# [AIM]
Transcribe the whole listing without a single picture.

───── DATA PROVIDED ─────

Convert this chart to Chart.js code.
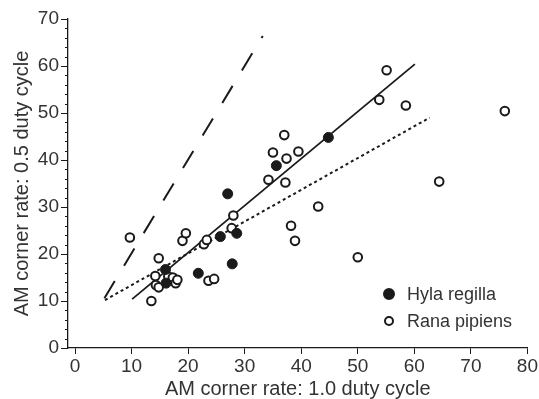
<!DOCTYPE html>
<html>
<head>
<meta charset="utf-8">
<script src="https://cdn.jsdelivr.net/npm/chart.js@4"></script>
<style>
  html, body { margin: 0; padding: 0; background: #fff; }
  #wrap { width: 539px; height: 399px; }
</style>
</head>
<body>
<div id="wrap"><canvas id="myChart" width="539" height="399"></canvas></div>
<script>
// data
const hylaX = [16.0, 16.1, 21.8, 25.7, 27.0, 28.6, 27.8, 35.6, 44.8]
const hylaY = [16.7, 13.8, 15.9, 23.7, 32.8, 24.4, 17.9, 38.8, 44.8]

const ranaX = [9.7, 13.5, 14.2, 14.3, 14.8, 14.8, 16.5, 17.3, 17.8, 18.1, 19.0, 19.6, 22.8, 23.3, 23.6, 24.6, 27.7,
    28.0, 34.2, 35.0, 37.0, 37.2, 37.4, 38.2, 38.9, 39.5, 43.0, 50.0, 53.8, 55.1, 58.5, 64.4, 76.0]
const ranaY = [23.5, 10.0, 15.3, 13.4, 12.9, 19.1, 15.2, 15.0, 13.8, 14.5, 22.8, 24.4, 22.1, 23.0, 14.3, 14.7, 25.5,
    28.2, 35.8, 41.6, 45.3, 35.2, 40.3, 26.0, 22.8, 41.8, 30.1, 19.3, 52.8, 59.1, 51.6, 35.4, 50.4]

// fitted / reference lines (end points)
const solidX = [10.1, 60.1]
const solidY = [10.4, 60.4]
const dottedX = [5.3, 62.7]
const dottedY = [10.2, 49.0]
const dashedX = [5.2, 33.2]
const dashedY = [10.6, 66.4]

const xTicks = [0, 10, 20, 30, 40, 50, 60, 70, 80]
const yTicks = [0, 10, 20, 30, 40, 50, 60, 70]
const yMinorStep = 2

const toPts = (xs, ys) => xs.map((x, i) => ({ x: x, y: ys[i] }))
const ink = '#1a1a1a'
const textCol = '#333'
const family = '"Liberation Sans", Arial, sans-serif'

// small ticks between the labelled ones on the y axis
const minorTicks = {
    id: 'minorTicks',
    afterDraw(chart) {
        const s = chart.scales.y
        const c = chart.ctx
        c.save()
        c.strokeStyle = ink
        c.lineWidth = 1
        for (let v = yTicks[0]; v <= yTicks[yTicks.length - 1]; v += yMinorStep) {
            if (v % 10 === 0) continue
            const py = Math.round(s.getPixelForValue(v)) + 0.5
            c.beginPath()
            c.moveTo(s.right - 3, py)
            c.lineTo(s.right, py)
            c.stroke()
        }
        c.restore()
    }
}

// legend drawn inside the plot, bottom right
const innerLegend = {
    id: 'innerLegend',
    afterDraw(chart) {
        const c = chart.ctx
        const items = [chart.data.datasets[0], chart.data.datasets[1]]
        c.save()
        c.font = '18px ' + family
        c.textBaseline = 'middle'
        items.forEach((ds, i) => {
            const cx = 389, cy = 294 + i * 27
            c.beginPath()
            c.arc(cx, cy, i === 0 ? 5 : 4, 0, Math.PI * 2)
            c.fillStyle = ds.backgroundColor
            c.fill()
            c.lineWidth = 2
            c.strokeStyle = ink
            c.stroke()
            c.fillStyle = textCol
            c.fillText(ds.label, 407, cy + 1)
        })
        c.restore()
    }
}

const ctx = document.getElementById('myChart')

new Chart(ctx, {
    type: 'scatter',
    data: {
        datasets: [{
            label: 'Hyla regilla',
            data: toPts(hylaX, hylaY),
            backgroundColor: ink,
            borderColor: ink,
            borderWidth: 1,
            pointRadius: 5,
            order: 1
        }, {
            label: 'Rana pipiens',
            data: toPts(ranaX, ranaY),
            backgroundColor: '#fff',
            borderColor: ink,
            borderWidth: 2,
            pointRadius: 4.3,
            order: 2
        }, {
            label: 'solid',
            data: toPts(solidX, solidY),
            showLine: true,
            borderColor: ink,
            borderWidth: 1.8,
            pointRadius: 0,
            order: 3
        }, {
            label: 'dotted',
            data: toPts(dottedX, dottedY),
            showLine: true,
            borderColor: ink,
            borderWidth: 2,
            borderDash: [3, 3],
            pointRadius: 0,
            order: 3
        }, {
            label: 'dashed',
            data: toPts(dashedX, dashedY),
            showLine: true,
            borderColor: ink,
            borderWidth: 2,
            borderDash: [20, 18],
            pointRadius: 0,
            order: 3
        }]
    },
    options: {
        responsive: false,
        animation: false,
        layout: { padding: { top: 19, right: 10, left: 0, bottom: 0 } },
        plugins: {
            legend: { display: false },
            tooltip: { enabled: false }
        },
        scales: {
            x: {
                type: 'linear',
                min: -1.24,
                max: 80,
                afterBuildTicks: s => { s.ticks = xTicks.map(v => ({ value: v })) },
                afterFit: s => { s.height = 51 },
                border: { color: ink, width: 1.3 },
                grid: { drawOnChartArea: false, tickLength: 6, tickColor: ink },
                ticks: { color: textCol, padding: 1, font: { size: 19, family: family } },
                title: {
                    display: true,
                    text: 'AM corner rate: 1.0 duty cycle',
                    color: textCol,
                    padding: { top: 0, bottom: 0 },
                    font: { size: 20, family: family, lineHeight: 1 }
                }
            },
            y: {
                type: 'linear',
                min: 0,
                max: 70,
                afterBuildTicks: s => { s.ticks = yTicks.map(v => ({ value: v })) },
                afterFit: s => { s.width = 68 },
                border: { color: ink, width: 1.3 },
                grid: { drawOnChartArea: false, tickLength: 7, tickColor: ink },
                ticks: { color: textCol, padding: 2, font: { size: 19, family: family } },
                title: {
                    display: true,
                    text: 'AM corner rate: 0.5 duty cycle',
                    color: textCol,
                    padding: { top: 10, bottom: 0 },
                    font: { size: 20, family: family }
                }
            }
        }
    },
    plugins: [minorTicks, innerLegend]
})
</script>
</body>
</html>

─────

# [RESULT FOR THIS TASK]
Convert this chart to Chart.js code.
<!DOCTYPE html>
<html>
<head>
<meta charset="utf-8">
<script src="https://cdn.jsdelivr.net/npm/chart.js@4"></script>
<style>
  html, body { margin: 0; padding: 0; background: #fff; }
  #wrap { width: 539px; height: 399px; }
</style>
</head>
<body>
<div id="wrap"><canvas id="myChart" width="539" height="399"></canvas></div>
<script>
// data
const hylaX = [16.0, 16.1, 21.8, 25.7, 27.0, 28.6, 27.8, 35.6, 44.8]
const hylaY = [16.7, 13.8, 15.9, 23.7, 32.8, 24.4, 17.9, 38.8, 44.8]

const ranaX = [9.7, 13.5, 14.2, 14.3, 14.8, 14.8, 16.5, 17.3, 17.8, 18.1, 19.0, 19.6, 22.8, 23.3, 23.6, 24.6, 27.7,
    28.0, 34.2, 35.0, 37.0, 37.2, 37.4, 38.2, 38.9, 39.5, 43.0, 50.0, 53.8, 55.1, 58.5, 64.4, 76.0]
const ranaY = [23.5, 10.0, 15.3, 13.4, 12.9, 19.1, 15.2, 15.0, 13.8, 14.5, 22.8, 24.4, 22.1, 23.0, 14.3, 14.7, 25.5,
    28.2, 35.8, 41.6, 45.3, 35.2, 40.3, 26.0, 22.8, 41.8, 30.1, 19.3, 52.8, 59.1, 51.6, 35.4, 50.4]

// fitted / reference lines (end points)
const solidX = [10.1, 60.1]
const solidY = [10.4, 60.4]
const dottedX = [5.3, 62.7]
const dottedY = [10.2, 49.0]
const dashedX = [5.2, 33.2]
const dashedY = [10.6, 66.4]

const xTicks = [0, 10, 20, 30, 40, 50, 60, 70, 80]
const yTicks = [0, 10, 20, 30, 40, 50, 60, 70]
const yMinorStep = 2

const toPts = (xs, ys) => xs.map((x, i) => ({ x: x, y: ys[i] }))
const ink = '#1a1a1a'
const textCol = '#333'
const family = '"Liberation Sans", Arial, sans-serif'

// small ticks between the labelled ones on the y axis
const minorTicks = {
    id: 'minorTicks',
    afterDraw(chart) {
        const s = chart.scales.y
        const c = chart.ctx
        c.save()
        c.strokeStyle = ink
        c.lineWidth = 1
        for (let v = yTicks[0]; v <= yTicks[yTicks.length - 1]; v += yMinorStep) {
            if (v % 10 === 0) continue
            const py = Math.round(s.getPixelForValue(v)) + 0.5
            c.beginPath()
            c.moveTo(s.right - 3, py)
            c.lineTo(s.right, py)
            c.stroke()
        }
        c.restore()
    }
}

// legend drawn inside the plot, bottom right
const innerLegend = {
    id: 'innerLegend',
    afterDraw(chart) {
        const c = chart.ctx
        const items = [chart.data.datasets[0], chart.data.datasets[1]]
        c.save()
        c.font = '18px ' + family
        c.textBaseline = 'middle'
        items.forEach((ds, i) => {
            const cx = 389, cy = 294 + i * 27
            c.beginPath()
            c.arc(cx, cy, i === 0 ? 5 : 4, 0, Math.PI * 2)
            c.fillStyle = ds.backgroundColor
            c.fill()
            c.lineWidth = 2
            c.strokeStyle = ink
            c.stroke()
            c.fillStyle = textCol
            c.fillText(ds.label, 407, cy + 1)
        })
        c.restore()
    }
}

const ctx = document.getElementById('myChart')

new Chart(ctx, {
    type: 'scatter',
    data: {
        datasets: [{
            label: 'Hyla regilla',
            data: toPts(hylaX, hylaY),
            backgroundColor: ink,
            borderColor: ink,
            borderWidth: 1,
            pointRadius: 5,
            order: 1
        }, {
            label: 'Rana pipiens',
            data: toPts(ranaX, ranaY),
            backgroundColor: '#fff',
            borderColor: ink,
            borderWidth: 2,
            pointRadius: 4.3,
            order: 2
        }, {
            label: 'solid',
            data: toPts(solidX, solidY),
            showLine: true,
            borderColor: ink,
            borderWidth: 1.8,
            pointRadius: 0,
            order: 3
        }, {
            label: 'dotted',
            data: toPts(dottedX, dottedY),
            showLine: true,
            borderColor: ink,
            borderWidth: 2,
            borderDash: [3, 3],
            pointRadius: 0,
            order: 3
        }, {
            label: 'dashed',
            data: toPts(dashedX, dashedY),
            showLine: true,
            borderColor: ink,
            borderWidth: 2,
            borderDash: [20, 18],
            pointRadius: 0,
            order: 3
        }]
    },
    options: {
        responsive: false,
        animation: false,
        layout: { padding: { top: 19, right: 10, left: 0, bottom: 0 } },
        plugins: {
            legend: { display: false },
            tooltip: { enabled: false }
        },
        scales: {
            x: {
                type: 'linear',
                min: -1.24,
                max: 80,
                afterBuildTicks: s => { s.ticks = xTicks.map(v => ({ value: v })) },
                afterFit: s => { s.height = 51 },
                border: { color: ink, width: 1.3 },
                grid: { drawOnChartArea: false, tickLength: 6, tickColor: ink },
                ticks: { color: textCol, padding: 1, font: { size: 19, family: family } },
                title: {
                    display: true,
                    text: 'AM corner rate: 1.0 duty cycle',
                    color: textCol,
                    padding: { top: 0, bottom: 0 },
                    font: { size: 20, family: family, lineHeight: 1 }
                }
            },
            y: {
                type: 'linear',
                min: 0,
                max: 70,
                afterBuildTicks: s => { s.ticks = yTicks.map(v => ({ value: v })) },
                afterFit: s => { s.width = 68 },
                border: { color: ink, width: 1.3 },
                grid: { drawOnChartArea: false, tickLength: 7, tickColor: ink },
                ticks: { color: textCol, padding: 2, font: { size: 19, family: family } },
                title: {
                    display: true,
                    text: 'AM corner rate: 0.5 duty cycle',
                    color: textCol,
                    padding: { top: 10, bottom: 0 },
                    font: { size: 20, family: family }
                }
            }
        }
    },
    plugins: [minorTicks, innerLegend]
})
</script>
</body>
</html>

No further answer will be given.